Am Donnerstag beschließt der Bundestag einen Untersuchungsausschuss zur NSU. Linke und Grüne sehen sich ausgegrenzt.

Der Ausschuss soll untersuchen, warum die Behörden so lange brauchten um auf den NSU zu stoßen. Bild: dapd

BERLIN taz | Der parlamentarische Untersuchungsausschuss zur Neonazi-Mordserie steht. Doch bei Grünen und Linken, die ihn am heftigsten eingefordert haben, ist die Freude getrübt. Denn ihr Einfluss in dem Gremium wurde begrenzt.

Am Dienstag haben die Fraktionschefs aller Parteien die Details des Ausschusses festgezurrt, am Donnerstag wird ihn der Bundestag absegnen. Dass sich alle Fraktionen im Bundestag auf dieses Gremium einigen konnten, ist ein absolutes Novum.

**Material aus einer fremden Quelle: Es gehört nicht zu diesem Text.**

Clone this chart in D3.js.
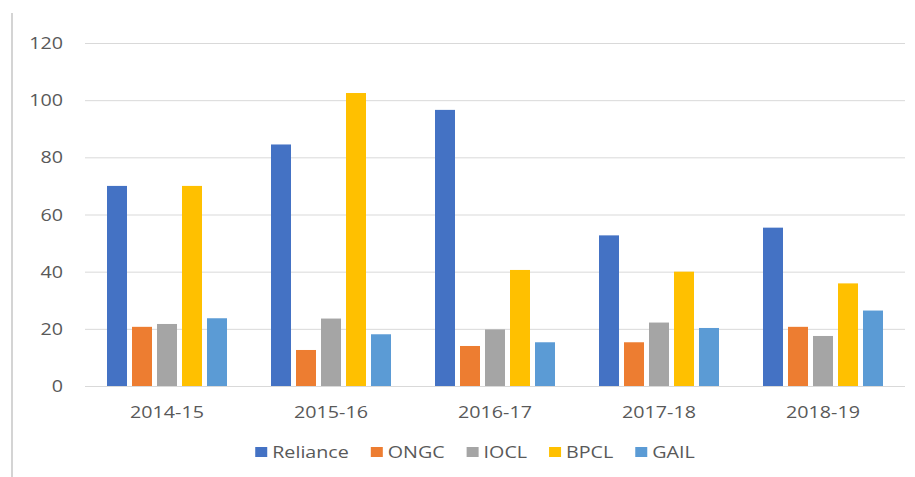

Die CSU sieht sich deshalb genötigt zu erklären, warum sie erstmals sogar mit der Linkspartei an einem Strang zieht. Nur bei diesem Thema, "das die gesamte Gesellschaft bewegt", mache man eine Ausnahme, verteidigte sich Stefan Müller, der parlamentarische Geschäftsführer der CSU-Landesgruppe, der Nachrichtenagentur AFP.

Dem Untersuchungsausschuss werden voraussichtlich elf Mitglieder angehören - vier Abgeordnete der Union, drei der SPD, zwei der FDP und jeweils einer von Grünen und Linkspartei. Der Grüne Volker Beck warf Union und SPD "parteipolitisches Kalkül" vor. Sie hätten den Untersuchungsausschuss absichtlich so angelegt, dass Linke und Grüne darin kein eigenständiges Beweisantragsrecht hätten.

Die Linke will am Donnerstag beantragen, den Ausschuss auf acht Mitglieder zu verkleinern. Auch die Grünen wollen noch einen Änderungsantrag einbringen: Sie wollen ihn auf 15 Mitglieder erweitern. In beiden Fällen hätten Linke und Grüne zusammen genug Stimmen, um einen eigenen Beweisantrag zu beschließen und etwa Zeugen vorzuladen - zum Beispiel den früheren Innenminister Otto Schily. Der hatte nach dem Kölner Nagelbombenanschlag im Juni 2004 vorschnell einen rechtsextremen Hintergrund ausgeschlossen.

"Sinnvolle Kooperation"

Seit Wochen war um den Ausschuss gerungen worden; CDU und SPD hegten lange Vorbehalte. Letztlich aber wollte sich niemand vorhalten lassen, der Aufklärung im Wege zu stehen. Der Ausschuss soll nun klären, warum es Verfassungsschutz und Polizei nicht gelang, die Terrorzelle aus Zwickau rechtzeitig zu stoppen. Mit den Morden wird sich auch eine Bund-Länder-Kommission befassen, die Innenminister Hans-Peter Friedrich berufen will. Mit dieser strebt der Ausschuss eine "sinnvolle Kooperation" an, heißt es dazu im Antrag.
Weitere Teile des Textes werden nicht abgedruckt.